Thoughts on increasing MTUs on the internet

Thu Apr 12 23:41:30 UTC 2007

Iljitsch van Beijnum wrote:
> 
> Dear NANOGers,
> 
> It irks me that today, the effective MTU of the internet is 1500 bytes, 
> while more and more equipment can handle bigger packets.
> 
> What do you guys think about a mechanism that allows hosts and routers 
> on a subnet to automatically discover the MTU they can use towards other 
> systems on the same subnet, so that:
> 
> 1. It's no longer necessary to limit the subnet MTU to that of the least 
> capable system
> 
> 2. It's no longer necessary to manage 1500 byte+ MTUs manually
> 
> Any additional issues that such a mechanism would have to address?

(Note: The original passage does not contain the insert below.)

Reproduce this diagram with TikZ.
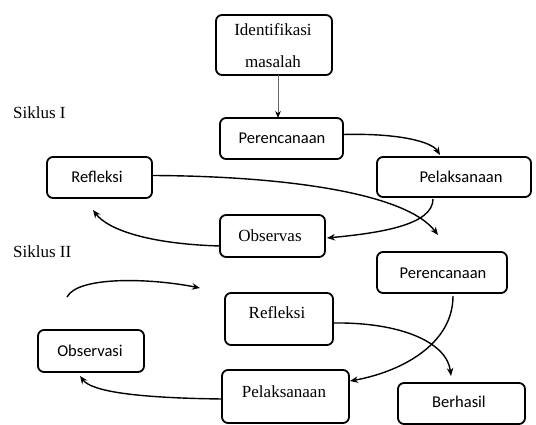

I have a half completed, prototype "mtud" that runs under Linux.  It 
sets the interface to 9k, but sets the route for the subnet down to 
1500.  It then watches the arp table for new arp entries.  As a new MAC 
is added, it sends a 9k UDP datagram to that host and listens for an 
ICMP port unreachable reply (like traceroute does).  If the error 
arrives, it assumes that host can receive packets that large, and adds a 
host route with the larger MTU to that host.  It steps up the mtu's from 
1500 to 16k trying to rapidly increase the MTU without having to wait 
for annoying timeouts.  If anything goes wrong somewhere along the way, 
(a host is firewalled or whatever) then it won't receive the ICMP reply, 
and won't raise the MTU.

The idea is that you can run this on routers/servers on a network that 
has 9k mtu's but not all the hosts are assured to be 9k capable, and it 
will increase correctly detect the available MTU between servers, or 
routers, but still be able to correctly talk to machines that are still 
stuck with 1500 byte mtu's etc.

In other interesting data points in this field, for some reason a while 
ago we had reason to do some throughput tests under Linux with varying 
the MTU using e1000's and ended up with this pretty graph:

http://wand.net.nz/~perry/mtu.png

we never had the time to investigate exactly what was going on, but 
interestingly at 8k MTU's (which is presumably what NFS would use), 
performance is exceptionally poor compared to 9k and 1500 byte MTU's. 
Our (untested) hypothesis is that the Linux kernel driver isn't smart 
about how it allocates it's buffers.